Parenting

Summer's Nostalgia Factor

by Zanthe Taylor
Updated: 
Originally Published: 
Three kids playing at a public pool as a Summer's Nostalgia Factor

Summer is the most nostalgic season. You can take all your White Christmases, football-and-turkey-stuffed Thanksgivings, birthday candle blowouts and anniversary bouquets and roll them into one enormous, gift-wrapped package, and it would still have a mere fraction of the nostalgic magic of summer. The combination of the year’s best weather and freedom from school schedules makes summer the most delirious, irrepressible, gorgeously emotional season of the year.

As the stay-at-home parent of school-age children, I get to revisit this trove of summertime emotions every year with an intensity that almost matches how I felt about summer as a child. When my children were younger, my summers were not particularly fun—school provided essential structure for them and much-needed free time for me; without those two things, summer was a dangerous void, like a family weekend with no plans that stretched on for three long months. I’d guess we city dwellers, lacking even the built-in release valve of sending our children out to play in the yard, feel this especially keenly.

But now that I have older kids, who don’t need my constant attention, are happy to attend camp, and can play in a pool for hours, summers have regained the gorgeous glow I remember. Unlike other seasons, summer is poignant to its very core; even as it begins, we are all too aware that it will end.
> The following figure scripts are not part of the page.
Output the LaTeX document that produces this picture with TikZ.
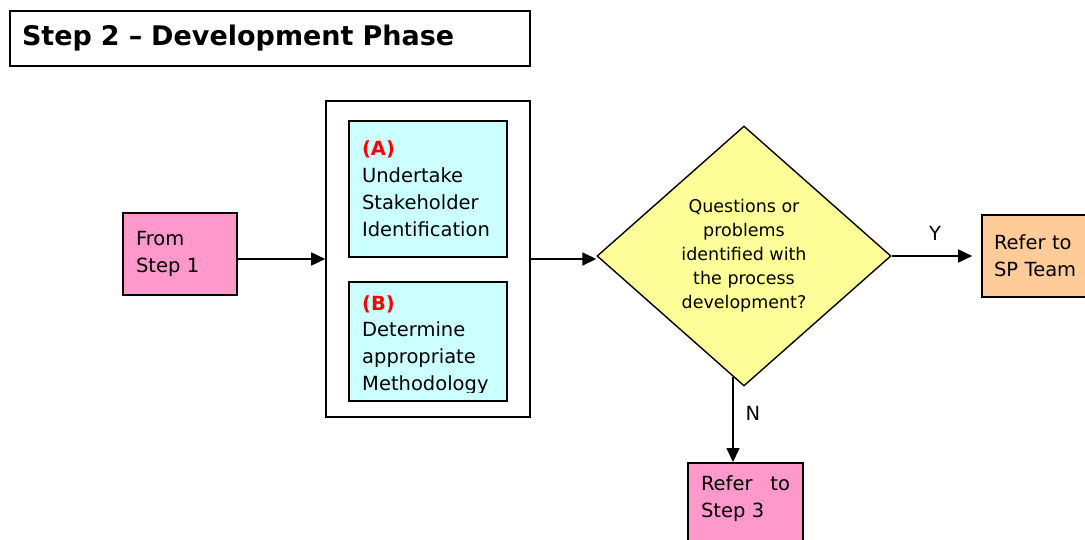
\documentclass[tikz,border=0pt]{standalone}
\usepackage{fontspec}
\setmainfont{DejaVu Sans}
\usetikzlibrary{shapes.geometric,arrows.meta,calc}
\definecolor{pinkbox}{HTML}{FF99CC}
\definecolor{cyanbox}{HTML}{CCFFFF}
\definecolor{yellowbox}{HTML}{FFFF99}
\definecolor{orangebox}{HTML}{FFCC99}
\definecolor{redlabel}{HTML}{FF0000}
\begin{document}
\begin{tikzpicture}[x=1pt,y=-1pt,
  box/.style={draw=black,line width=1.6pt,rectangle,inner sep=0pt,inner xsep=13pt,align=left},
  arr/.style={line width=1.6pt,-{Triangle[length=14pt,width=13pt]}},
  txt/.style={font=\fontsize{19.5}{27}\selectfont}]
\clip (0,0) rectangle (1085,540);
\fill[white] (0,0) rectangle (1085,540);
% title
\node[box,fill=white,minimum width=520pt,minimum height=55pt,text width=496pt,inner xsep=12pt,
      font=\fontsize{27}{30}\selectfont\bfseries] (title) at (270,38.5) {Step 2 – Development Phase};
% from step 1
\node[box,fill=pinkbox,minimum width=114pt,minimum height=82pt,text width=88pt,txt] (from) at (180,254) {From\\Step 1};
% outer container
\node[box,fill=white,minimum width=204pt,minimum height=316pt] (outer) at (428,259) {};
% box A
\node[box,fill=cyanbox,minimum width=158pt,minimum height=136pt,text width=132pt,txt] (A) at (428,189)
  {\textcolor{redlabel}{\bfseries (A)}\\Undertake\\Stakeholder\\Identification};
% box B
\node[box,fill=cyanbox,minimum width=158pt,minimum height=119pt] (B) at (428,341.5) {};
\begin{scope}
  \clip (350,283) rectangle (506,392);
  \node[inner sep=0pt,text width=132pt,align=left,anchor=base west,txt] (Btext) at (362,310)
    {\textcolor{redlabel}{\bfseries (B)}\\Determine\\appropriate\\Methodology};
\end{scope}
% decision
\node[draw,line width=1.4pt,diamond,fill=yellowbox,minimum width=294pt,minimum height=260pt,inner sep=0pt,
      align=center,font=\fontsize{17.5}{24}\selectfont] (dia) at (744,256)
  {Questions or\\problems\\identified with\\the process\\development?};
% refer to SP team
\node[box,fill=orangebox,minimum width=128pt,minimum height=82pt,text width=104pt,inner xsep=12pt,txt] (sp) at (1046,256)
  {Refer to\\SP Team};
% refer to step 3
\node[box,fill=pinkbox,minimum width=115pt,text width=89pt,inner xsep=13pt,inner ysep=13pt,anchor=north,
      text depth=80pt,txt] (s3) at (745.5,462) {Refer\hfill to\\Step 3};
% connectors
\draw[arr] (from.east |- outer.west) -- (outer.west);
\draw[arr] (outer.east) -- (outer.east -| dia.west);
\draw[arr,shorten >=9pt] (dia.east) -- (sp.west);
\coordinate (dn) at (733,377);
\draw[arr] (dn) -- (dn |- s3.north);
% labels
\node[txt,inner sep=0pt] (Y) at (935,233) {Y};
\node[txt,inner sep=0pt] (N) at (753,413) {N};
\end{tikzpicture}
\end{document}
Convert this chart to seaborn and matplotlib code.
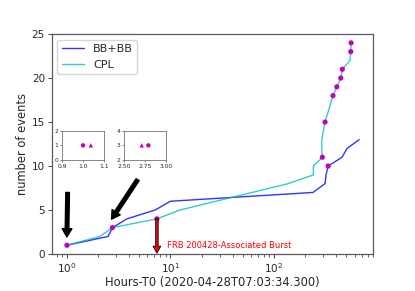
import numpy as np
import pandas as pd
import seaborn as sns
import matplotlib.pyplot as plt

# cumulative number of events vs hours since T0
bb_hours = [1.0, 2.5, 2.75, 3.8, 7.1, 10.0, 238, 311, 318, 333, 454, 507, 664]
bb_events = [1, 2, 3, 4, 5, 6, 7, 8, 9, 10, 11, 12, 13]

cpl_hours = [1.0, 2.08, 2.75, 7.4, 12.3, 137, 240, 240, 293, 289, 289, 300, 311,
             330, 350, 371, 404, 441, 457, 542, 551, 555]
cpl_events = [1, 2, 3, 4, 5, 8, 9, 10, 11, 12, 13, 14, 15,
              16, 17, 18, 19, 20, 21, 22, 23, 24]

# highlighted events
dot_hours = [1.0, 2.75, 7.4, 333, 293, 311, 371, 404, 441, 457, 551, 555]
dot_events = [1, 3, 4, 10, 11, 15, 18, 19, 20, 21, 23, 24]

# zoom-in insets
ins1_dot = ([1.0], [1])
ins1_tri = ([1.037], [1])
ins2_dot = ([2.79], [3])
ins2_tri = ([2.71], [3])

sns.set_style('ticks')
plt.rcParams['font.family'] = ['DejaVu Sans']

fig = plt.figure(figsize=(4.15, 2.91), dpi=100)
ax = fig.add_axes([0.125, 0.127, 0.774, 0.756])

bb = pd.DataFrame({'hours': bb_hours, 'events': bb_events})
cpl = pd.DataFrame({'hours': cpl_hours, 'events': cpl_events})
sns.lineplot(data=bb, x='hours', y='events', ax=ax, sort=False, estimator=None,
             color='blue', alpha=0.8, lw=1, label='BB+BB')
sns.lineplot(data=cpl, x='hours', y='events', ax=ax, sort=False, estimator=None,
             color='c', alpha=0.8, lw=1, label='CPL')
sns.scatterplot(x=dot_hours, y=dot_events, ax=ax, color='m', s=14,
                edgecolor='none', zorder=3)

ax.set_xscale('log')
ax.set_xlim(0.716, 905)
ax.set_ylim(0, 25)
ax.set_xlabel('Hours-T0 (2020-04-28T07:03:34.300)', fontsize=8.3, labelpad=1)
ax.set_ylabel('number of events', fontsize=8.3, labelpad=2)
ax.tick_params(labelsize=7.5, length=3, width=0.6, pad=2)
ax.tick_params(which='minor', length=1.8, width=0.5)
for s in ax.spines.values():
    s.set_color('0.35')
    s.set_linewidth(0.9)

ax.legend(loc='upper left', fontsize=8, frameon=True)

# arrows
ax.annotate('', xy=(1.0, 1.94), xytext=(1.016, 7.0),
            arrowprops=dict(facecolor='black', edgecolor='black', width=2.6,
                            headwidth=7, headlength=6, shrink=0))
ax.annotate('', xy=(2.70, 3.96), xytext=(4.82, 8.45),
            arrowprops=dict(facecolor='black', edgecolor='black', width=2.6,
                            headwidth=7, headlength=6, shrink=0))
ax.annotate('', xy=(7.4, 0.1), xytext=(7.4, 4.0),
            arrowprops=dict(facecolor='red', edgecolor='black', lw=0.6, width=1.8,
                            headwidth=5.5, headlength=5, shrink=0))
ax.text(9.2, 1.0, 'FRB 200428-Associated Burst', color='red', fontsize=6, va='center')

# insets
ins1 = fig.add_axes([0.149, 0.450, 0.102, 0.101])
sns.scatterplot(x=ins1_dot[0], y=ins1_dot[1], ax=ins1, color='m', s=10, marker='o', edgecolor='none')
sns.scatterplot(x=ins1_tri[0], y=ins1_tri[1], ax=ins1, color='m', s=10, marker='^', edgecolor='none')
ins1.set_xlim(0.9, 1.1)
ins1.set_ylim(0, 2)
ins1.set_xticks([0.9, 1.0, 1.1])
ins1.set_yticks([0, 1, 2])

ins2 = fig.add_axes([0.299, 0.450, 0.101, 0.101])
sns.scatterplot(x=ins2_dot[0], y=ins2_dot[1], ax=ins2, color='m', s=10, marker='o', edgecolor='none')
sns.scatterplot(x=ins2_tri[0], y=ins2_tri[1], ax=ins2, color='m', s=10, marker='^', edgecolor='none')
ins2.set_xlim(2.5, 3.0)
ins2.set_ylim(2, 4)
ins2.set_xticks([2.5, 2.75, 3.0])
ins2.set_xticklabels(['2.50', '2.75', '3.00'])
ins2.set_yticks([2, 3, 4])

for ins in (ins1, ins2):
    ins.tick_params(labelsize=4.3, length=1.5, width=0.4, pad=1)
    for s in ins.spines.values():
        s.set_color('0.45')
        s.set_linewidth(0.6)

fig.savefig('out.png', dpi=100)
Summer romances, summer tans, summer camp—everything we accomplish or enjoy in summer is by definition impermanent, has a tearful ending built in as a precondition of its existence. And summer’s ephemerality makes it so much lovelier while it lasts.

© Courtesy Zanthe Taylor

Summer memories and experiences are somehow more individual, more definitive than what we do at other times of the year. Released from the lockstep of sports schedules and academic deadlines, sometimes liberated even from our usual homes and pathways, summers allow us to explore and broaden, to imagine ourselves in chrysalis form, to remake our identities. New Year’s resolutions were nothing compared to the resolutions I once made in July and August about how to be different and better come the new school year. Snipped from all the usual strings and expectations, I spent summers floating blissfully between all the potential selves I could imagine or become. I was free in every sense, even from myself.

Summers were identity-defining for people my age: Were you a camp kid? A pool lifeguard? Did you hang out with your friends at the lake, the drive-in, the beach? Did you do summer stock, or hike the Grand Teton? Even summer jobs had a kind of glamour that regular ones lacked: You could try on a semblance of adult life without worrying about it as a career path. I wonder whether or not the pressure to accomplish something tangible—or at least look like you did—will eventually ruin summers for our children. Will summer still evoke nostalgia if you spent it interning at an investment bank or hunched over a Bunsen burner?

Many parents my age bemoan the competitive culture we’ve created, and it seems cruelest in summers if kids craft resumes instead of lanyards, attend summer school instead of daydreaming, work in air-conditioned offices instead of being a camp counselor. I devoutly hope we parents, in this faster-paced, overachieving age, can let summers remain a space for exploration, freedom, laziness and, most of all, for creating the precious, fragile memories that will float with our kids for the rest of their lives.